A team led by Himadri Guha, a former professor of civil engineering at Jadavpur University, went around scanning several shops located in and around Madan Dutta Lane and its adjoining areas. The team was examining the structures to understand whether some of the crack-ridden jewellery shops could remain operational for Dhanteras.
“We found that some shops located opposite Madan Dutta Lane on BB Ganguly Street have developed cracks,” Guha told The Telegraph.
“We were out to find out whether the verticality of walls or the beams of some of these buildings along with the arches have developed problems or not.”
Several gold jewellers had requested the Kolkata Metro Rail Corporation (KMRC), which is executing the East-West Metro project, as well as the local councillor Biswarup Dey to tell them if their shops were safe for customers.
On Tuesday, a section of them had met KMRC officials with the request for an inspection of the showrooms. Since Friday’s subsidence, many customers have been calling up to ask if it would be safe visiting the showrooms for a Dhanteras-buy, they said.
Unlike the usual inspections to assess the condition of the buildings in the subsidence-zone, Wednesday’s was restricted to just shops and the viability of them keeping open for customers on Saturday.

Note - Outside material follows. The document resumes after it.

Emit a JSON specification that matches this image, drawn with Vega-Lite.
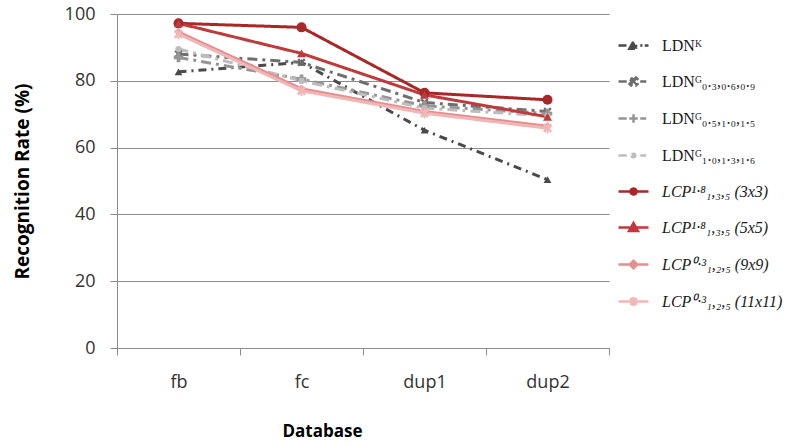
{
  "$schema": "https://vega.github.io/schema/vega-lite/v6.json",
  "width": 492,
  "height": 334,
  "autosize": {"type": "none"},
  "padding": {"left": 117, "top": 14, "right": 176, "bottom": 98},
  "background": "white",
  "config": {"view": {"stroke": null}, "font": "Open Sans"},
  "data": {"values": [
    {"series": "LDNᴷ", "db": "fb", "rate": 82.7},
    {"series": "LDNᴷ", "db": "fc", "rate": 85.5},
    {"series": "LDNᴷ", "db": "dup1", "rate": 65.2},
    {"series": "LDNᴷ", "db": "dup2", "rate": 50.4},
    {"series": "LDNᴳ₀.₃,₀.₆,₀.₉", "db": "fb", "rate": 88.0},
    {"series": "LDNᴳ₀.₃,₀.₆,₀.₉", "db": "fc", "rate": 85.5},
    {"series": "LDNᴳ₀.₃,₀.₆,₀.₉", "db": "dup1", "rate": 73.5},
    {"series": "LDNᴳ₀.₃,₀.₆,₀.₉", "db": "dup2", "rate": 70.8},
    {"series": "LDNᴳ₀.₅,₁.₀,₁.₅", "db": "fb", "rate": 87.0},
    {"series": "LDNᴳ₀.₅,₁.₀,₁.₅", "db": "fc", "rate": 80.5},
    {"series": "LDNᴳ₀.₅,₁.₀,₁.₅", "db": "dup1", "rate": 72.5},
    {"series": "LDNᴳ₀.₅,₁.₀,₁.₅", "db": "dup2", "rate": 70.2},
    {"series": "LDNᴳ₁.₀,₁.₃,₁.₆", "db": "fb", "rate": 89.5},
    {"series": "LDNᴳ₁.₀,₁.₃,₁.₆", "db": "fc", "rate": 80.0},
    {"series": "LDNᴳ₁.₀,₁.₃,₁.₆", "db": "dup1", "rate": 71.8},
    {"series": "LDNᴳ₁.₀,₁.₃,₁.₆", "db": "dup2", "rate": 69.5},
    {"series": "LCP¹·⁸₁,₃,₅ (3x3)", "db": "fb", "rate": 97.2},
    {"series": "LCP¹·⁸₁,₃,₅ (3x3)", "db": "fc", "rate": 96.0},
    {"series": "LCP¹·⁸₁,₃,₅ (3x3)", "db": "dup1", "rate": 76.4},
    {"series": "LCP¹·⁸₁,₃,₅ (3x3)", "db": "dup2", "rate": 74.3},
    {"series": "LCP¹·⁸₁,₃,₅ (5x5)", "db": "fb", "rate": 97.2},
    {"series": "LCP¹·⁸₁,₃,₅ (5x5)", "db": "fc", "rate": 88.2},
    {"series": "LCP¹·⁸₁,₃,₅ (5x5)", "db": "dup1", "rate": 75.8},
    {"series": "LCP¹·⁸₁,₃,₅ (5x5)", "db": "dup2", "rate": 69.2},
    {"series": "LCP⁰·³₁,₂,₅ (9x9)", "db": "fb", "rate": 94.6},
    {"series": "LCP⁰·³₁,₂,₅ (9x9)", "db": "fc", "rate": 77.6},
    {"series": "LCP⁰·³₁,₂,₅ (9x9)", "db": "dup1", "rate": 70.8},
    {"series": "LCP⁰·³₁,₂,₅ (9x9)", "db": "dup2", "rate": 66.4},
    {"series": "LCP⁰·³₁,₂,₅ (11x11)", "db": "fb", "rate": 94.0},
    {"series": "LCP⁰·³₁,₂,₅ (11x11)", "db": "fc", "rate": 77.0},
    {"series": "LCP⁰·³₁,₂,₅ (11x11)", "db": "dup1", "rate": 70.3},
    {"series": "LCP⁰·³₁,₂,₅ (11x11)", "db": "dup2", "rate": 65.8}
  ]},
  "encoding": {
    "x": {
      "field": "db", "type": "nominal", "sort": ["fb", "fc", "dup1", "dup2"],
      "scale": {"type": "band", "paddingInner": 0, "paddingOuter": 0},
      "bandPosition": 0.5,
      "axis": {"title": "Database", "titleFontSize": 17, "titleFontWeight": "bold", "titleColor": "#000", "titlePadding": 32,
               "titleX": 205, "titleAlign": "center",
               "labelAngle": 0, "labelFontSize": 18, "labelColor": "#333", "labelPadding": 18,
               "tickSize": 7, "tickColor": "#8c8c8c", "domainColor": "#8c8c8c", "tickBand": "extent", "grid": false}
    },
    "y": {
      "field": "rate", "type": "quantitative", "scale": {"domain": [0, 100]},
      "axis": {"title": "Recognition Rate (%)", "values": [0, 20, 40, 60, 80, 100], "grid": true, "gridColor": "#8c8c8c",
               "labelFontSize": 18, "labelColor": "#333", "labelPadding": 15, "tickSize": 7, "tickColor": "#8c8c8c",
               "domainColor": "#8c8c8c", "titleFontSize": 19, "titleFontWeight": "bold", "titleColor": "#000", "titlePadding": 32}
    },
    "color": {
      "field": "series", "type": "nominal",
      "scale": {
        "domain": ["LDNᴷ", "LDNᴳ₀.₃,₀.₆,₀.₉", "LDNᴳ₀.₅,₁.₀,₁.₅", "LDNᴳ₁.₀,₁.₃,₁.₆", "LCP¹·⁸₁,₃,₅ (3x3)", "LCP¹·⁸₁,₃,₅ (5x5)", "LCP⁰·³₁,₂,₅ (9x9)", "LCP⁰·³₁,₂,₅ (11x11)"],
        "range": ["#4a4a4a", "#6e6e6e", "#959595", "#bdbdbd", "#a8282a", "#c0393b", "#e38f8f", "#f2b6b6"]
      },
      "legend": {
        "orient": "none", "legendX": 500, "legendY": 15, "title": null, "padding": 0,
        "symbolSize": 900, "rowPadding": 11, "labelOffset": 12,
        "labelFont": "Liberation Serif", "labelFontSize": 16, "labelColor": "#1a1a1a", "labelLimit": 200,
        "encode": {
          "symbols": {"update": {
            "shape": {"signal": "datum.value === 'LDNᴷ' ? 'M-1,0H-0.45M0.45,0H0.6M0.75,0H1M-0.28,0.22L0,-0.28L0.28,0.22Z' : datum.value === 'LDNᴳ₀.₃,₀.₆,₀.₉' ? 'M-1,0H-0.45M0.45,0H0.85M-0.16,-0.265L0,-0.106L0.16,-0.265L0.265,-0.16L0.106,0L0.265,0.16L0.16,0.265L0,0.106L-0.16,0.265L-0.265,0.16L-0.106,0L-0.265,-0.16Z' : datum.value === 'LDNᴳ₀.₅,₁.₀,₁.₅' ? 'M-1,0H-0.45M0.45,0H0.85M-0.28,0H0.28M0,-0.28V0.28' : datum.value === 'LDNᴳ₁.₀,₁.₃,₁.₆' ? 'M-1,0H-0.45M0.45,0H0.85M-0.12,0A0.12,0.12 0 1,0 0.12,0A0.12,0.12 0 1,0 -0.12,0Z' : datum.value === 'LCP¹·⁸₁,₃,₅ (3x3)' ? 'M-1,0H1M-0.2,0A0.2,0.2 0 1,0 0.2,0A0.2,0.2 0 1,0 -0.2,0Z' : datum.value === 'LCP¹·⁸₁,₃,₅ (5x5)' ? 'M-1,0H1M-0.3,0.24L0,-0.3L0.3,0.24Z' : datum.value === 'LCP⁰·³₁,₂,₅ (9x9)' ? 'M-1,0H1M0,-0.25L0.25,0L0,0.25L-0.25,0Z' : 'M-1,0H1M-0.22,-0.22L0.22,0.22M0.22,-0.22L-0.22,0.22M0,-0.3V0.3'"},
            "size": {"value": 900},
            "fill": {"scale": "color", "field": "value"},
            "stroke": {"scale": "color", "field": "value"},
            "strokeWidth": {"value": 2.5},
            "strokeDash": {"value": [1, 0]},
            "opacity": {"value": 1}
          }},
          "labels": {"update": {
            "fontStyle": {"signal": "indexof(datum.label, 'LCP') === 0 ? 'italic' : 'normal'"}
          }}
        }
      }
    }
  },
  "layer": [
    {
      "mark": {"type": "line", "strokeWidth": 3},
      "encoding": {
        "strokeDash": {
          "field": "series", "type": "nominal", "legend": null,
          "scale": {
            "domain": ["LDNᴷ", "LDNᴳ₀.₃,₀.₆,₀.₉", "LDNᴳ₀.₅,₁.₀,₁.₅", "LDNᴳ₁.₀,₁.₃,₁.₆", "LCP¹·⁸₁,₃,₅ (3x3)", "LCP¹·⁸₁,₃,₅ (5x5)", "LCP⁰·³₁,₂,₅ (9x9)", "LCP⁰·³₁,₂,₅ (11x11)"],
            "range": [[8, 5, 2, 5], [10, 5, 3, 5], [10, 5, 3, 5], [10, 5, 3, 5], [1, 0], [1, 0], [1, 0], [1, 0]]
          }
        }
      }
    },
    {"transform": [{"filter": {"field": "series", "equal": "LDNᴷ"}}],
     "mark": {"type": "point", "filled": true, "opacity": 1, "shape": "triangle-up", "size": 60}},
    {"transform": [{"filter": {"field": "series", "equal": "LDNᴳ₀.₃,₀.₆,₀.₉"}}],
     "mark": {"type": "point", "filled": true, "opacity": 1, "size": 90, "shape": "M-0.53,-0.884L0,-0.354L0.53,-0.884L0.884,-0.53L0.354,0L0.884,0.53L0.53,0.884L0,0.354L-0.53,0.884L-0.884,0.53L-0.354,0L-0.884,-0.53Z"}},
    {"transform": [{"filter": {"field": "series", "equal": "LDNᴳ₀.₅,₁.₀,₁.₅"}}],
     "mark": {"type": "point", "filled": true, "opacity": 1, "size": 90, "shape": "cross"}},
    {"transform": [{"filter": {"field": "series", "equal": "LDNᴳ₁.₀,₁.₃,₁.₆"}}],
     "mark": {"type": "point", "filled": true, "opacity": 1, "size": 40, "shape": "circle"}},
    {"transform": [{"filter": {"field": "series", "equal": "LCP¹·⁸₁,₃,₅ (3x3)"}}],
     "mark": {"type": "point", "filled": true, "opacity": 1, "size": 100, "shape": "circle"}},
    {"transform": [{"filter": {"field": "series", "equal": "LCP¹·⁸₁,₃,₅ (5x5)"}}],
     "mark": {"type": "point", "filled": true, "opacity": 1, "size": 80, "shape": "triangle-up"}},
    {"transform": [{"filter": {"field": "series", "equal": "LCP⁰·³₁,₂,₅ (9x9)"}}],
     "mark": {"type": "point", "filled": true, "opacity": 1, "size": 70, "shape": "diamond"}},
    {"transform": [{"filter": {"field": "series", "equal": "LCP⁰·³₁,₂,₅ (11x11)"}}],
     "mark": {"type": "point", "filled": true, "opacity": 1, "size": 110, "shape": "M-0.53,-0.884L0,-0.354L0.53,-0.884L0.884,-0.53L0.354,0L0.884,0.53L0.53,0.884L0,0.354L-0.53,0.884L-0.884,0.53L-0.354,0L-0.884,-0.53ZM-0.18,-1H0.18V1H-0.18Z"}}
  ]
}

“As many as 18 shops were inspected and the team has said all shop owners can continue with their business except one,” said a senior KMRC official.
“The shop owner has asked us to arrange for an alternative accommodation and we have told him to submit an application to us.”
Team members said the particular jewellery shop near the entrance to the MadanDutta Lane had done up its top with a glass ceiling.
“There are cracks on the top and if glass shards come down, they can be dangerous for the customers,” said Guha.
“We have therefore told the owner that it is not advisable to operate from the shops in its existing condition.”
With others, the team has said the cracks on the floor and the walls would not come in the way of the building’s stability immediately, unless the structure was subjected to strong winds accompanied by heavy rain or an earthquake.